American Association for Aerosol Research - Abstract Submission

AAAR 38th Annual Conference
October 5 - October 9, 2020

Virtual Conference

Abstract View


Comparison of Chemical Characteristics of PM2.5 Haze Events in Beijing, China and Gwangju, Korea

JIHO JANG, Haebum Lee, Minhan Park, Nohhyeon Kwak, Ilhwa Seo, Dahye Oh, Min-Suk Bae, Kyoung-Soon Jang, Yujue Wang, Min Hu, Kihong Park, Gwangju Institute of Science and Technology

     Abstract Number: 345
     Working Group: Aerosol Chemistry

Abstract
To better understand the characteristics of PM2.5 haze events in Beijing, China, and Gwangju, Korea, simultaneous measurements of chemical composition (ions, elements, organic carbon (OC), elemental carbon (EC), and organic compounds) of fine particles were performed during the 2018-2020 winter. In this study, the PM2.5 haze event day was defined when the daily average PM2.5 mass concentration was more than the top 10% values or higher than 100 μg/m3 (Beijing, China) or 50 μg/m3 (Gwangju, Korea). During the total 82 days measurement period, 9 days of PM2.5 haze events occurred in the Beijing site and were classified into five cases.

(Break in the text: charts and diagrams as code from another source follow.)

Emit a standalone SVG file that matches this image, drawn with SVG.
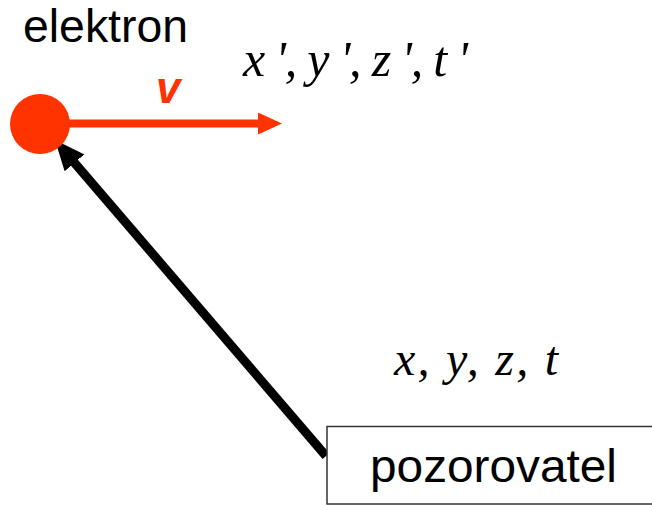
<svg xmlns="http://www.w3.org/2000/svg" width="652" height="505" viewBox="0 0 652 505">
<style>
.sans{font-family:"Liberation Sans",Arial,sans-serif;fill:#000}
.math{font-family:"Liberation Serif","Times New Roman",serif;font-style:italic;fill:#000}
</style>
<defs>
<marker id="redHead" markerUnits="userSpaceOnUse" markerWidth="24" markerHeight="22" refX="4" refY="11" orient="auto">
<path d="M0,0 L24,11 L0,22 Z" fill="#ff3300"/>
</marker>
<marker id="blackHead" markerUnits="userSpaceOnUse" markerWidth="30" markerHeight="26" refX="10" refY="13" orient="auto">
<path d="M0,0 L30,13 L0,26 Z" fill="#000"/>
</marker>
</defs>
<rect width="652" height="505" fill="#fff"/>
<g id="connectors">
<line x1="68" y1="123.5" x2="262" y2="123.5" stroke="#ff3300" stroke-width="8" marker-end="url(#redHead)"/>
<line x1="326" y1="456" x2="68" y2="155.2" stroke="#000" stroke-width="9" marker-end="url(#blackHead)"/>
</g>
<g id="elektron">
<circle cx="40" cy="124" r="30" fill="#ff3300"/>
<text class="sans" x="23" y="42" font-size="46" textLength="165" lengthAdjust="spacingAndGlyphs">elektron</text>
</g>
<g id="velocity-label">
<text x="156" y="103" font-family="Liberation Sans,Arial,sans-serif" font-weight="bold" font-style="italic" font-size="44" fill="#ff3300">v</text>
</g>
<g id="primed-coords">
<text class="math" x="243" y="76" font-size="50" textLength="225" lengthAdjust="spacing">x ', y ', z ', t '</text>
</g>
<g id="coords">
<text class="math" x="394" y="375" font-size="48" textLength="164" lengthAdjust="spacing">x, y, z, t</text>
</g>
<g id="pozorovatel">
<rect x="327" y="426.5" width="340" height="77.5" fill="#fff" stroke="#333" stroke-width="1.5"/>
<text class="sans" x="370" y="482" font-size="47" textLength="247" lengthAdjust="spacingAndGlyphs">pozorovatel</text>
</g>
</svg>
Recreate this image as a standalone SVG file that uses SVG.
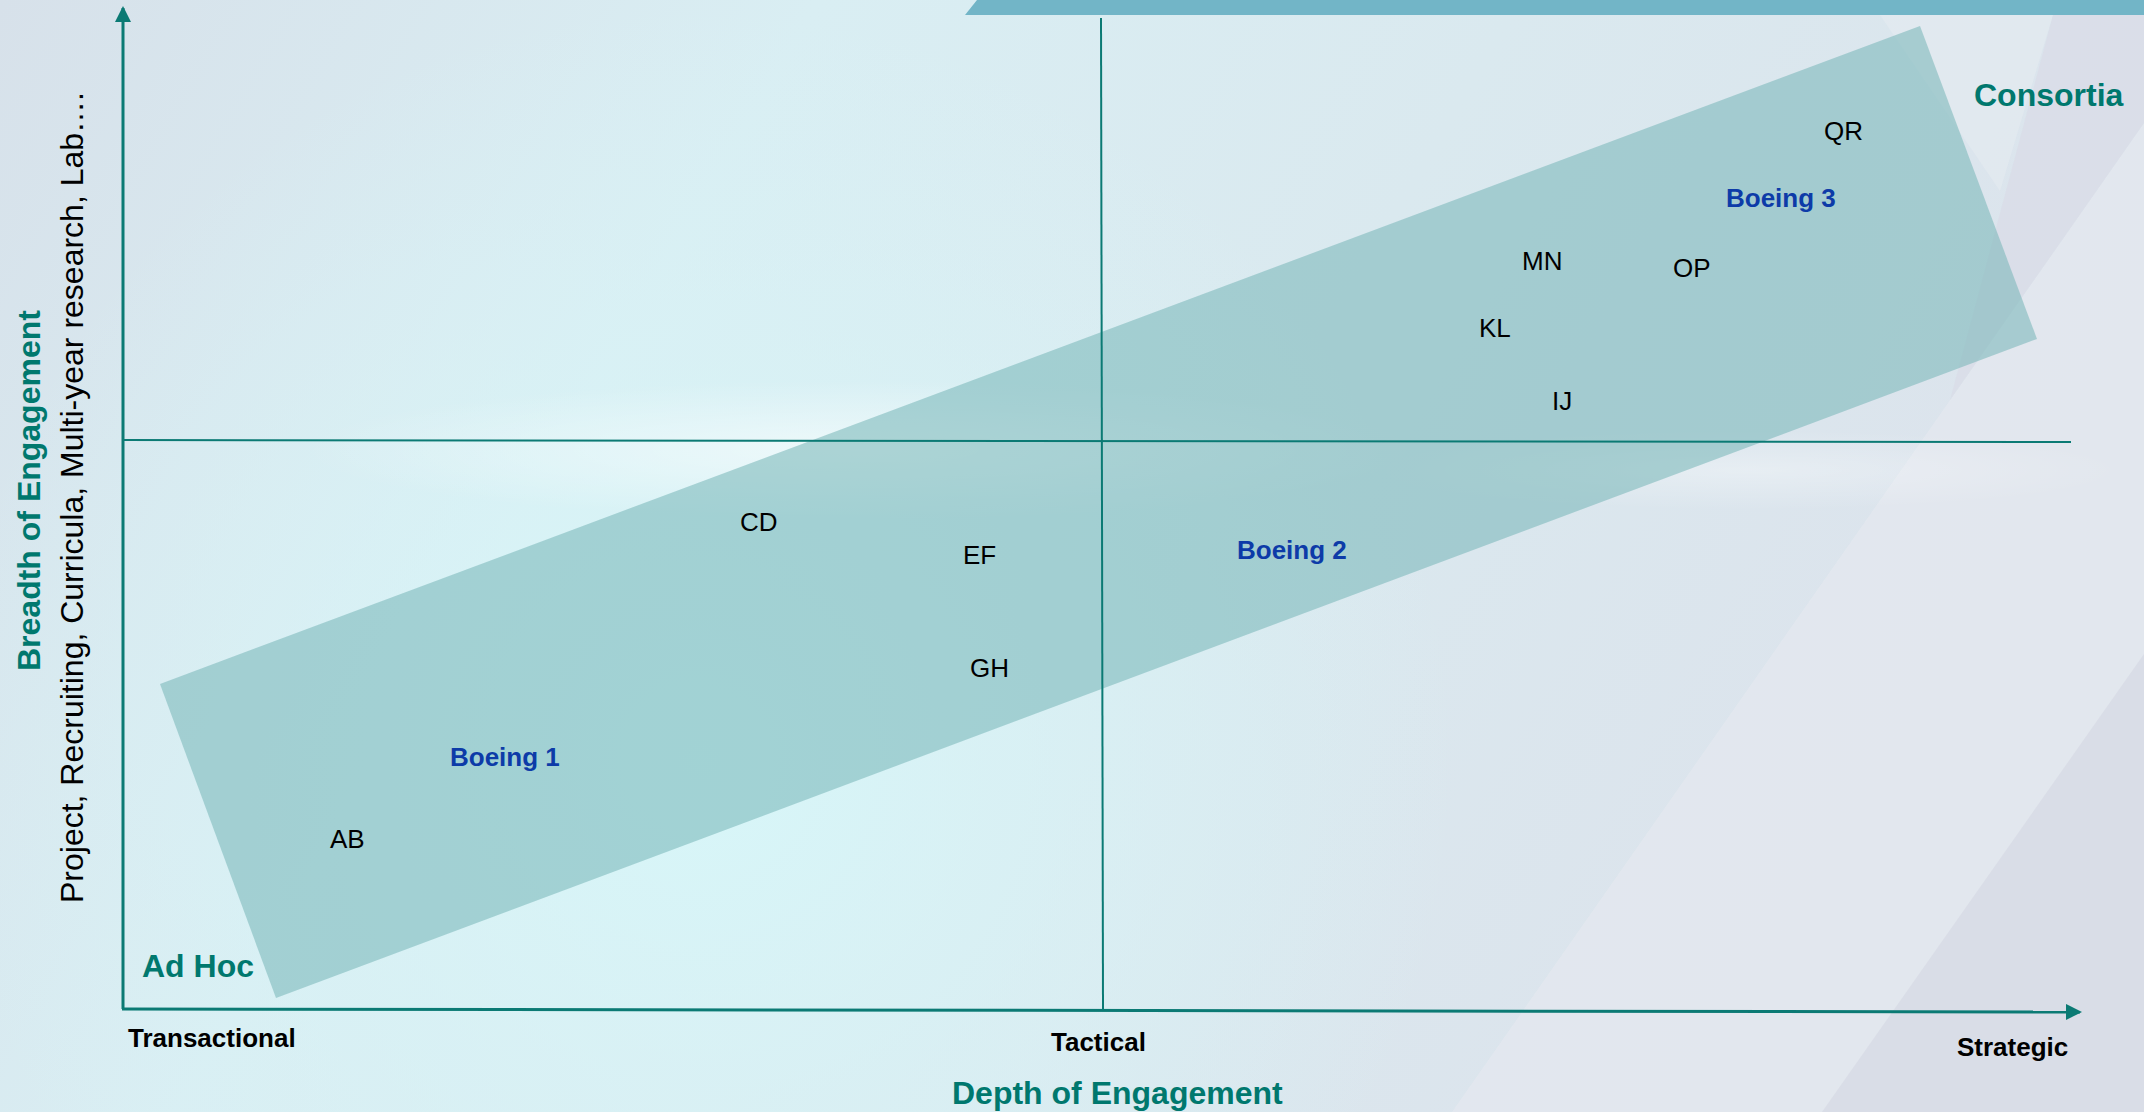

In the Gwangju site, a total of 13 days of PM2.5 haze events occurred, which could be classified into two cases. Chemical composition data suggests that PM2.5 haze events in Beijing were possibly caused by a combination of multiple primary combustion emissions (e.g. biomass burning, coal combustion, and vehicle exhaust), secondary aerosol formation under low wind speed conditions or crustal dust under high wind speed. During the PM2.5 haze events in Gwangju, the combination of secondary formation of inorganic and organic aerosols and biomass burning contributed to the fine particle which significantly increased under low wind speed conditions. During the PM2.5 haze event, K+/EC and WSOC/OC increase in Beijing site, and OC/EC and WSOC/OC increase in Gwangju site. Increase of secondary aerosol components (e.g. sulfate, nitrate, ammonium, organic acids) in fine particle was observed as a significant cause of the PM2.5 haze events in both sites, while primary combustion sources and crustal dust components contributed more to PM2.5 haze events in Beijing site than in Gwangju site.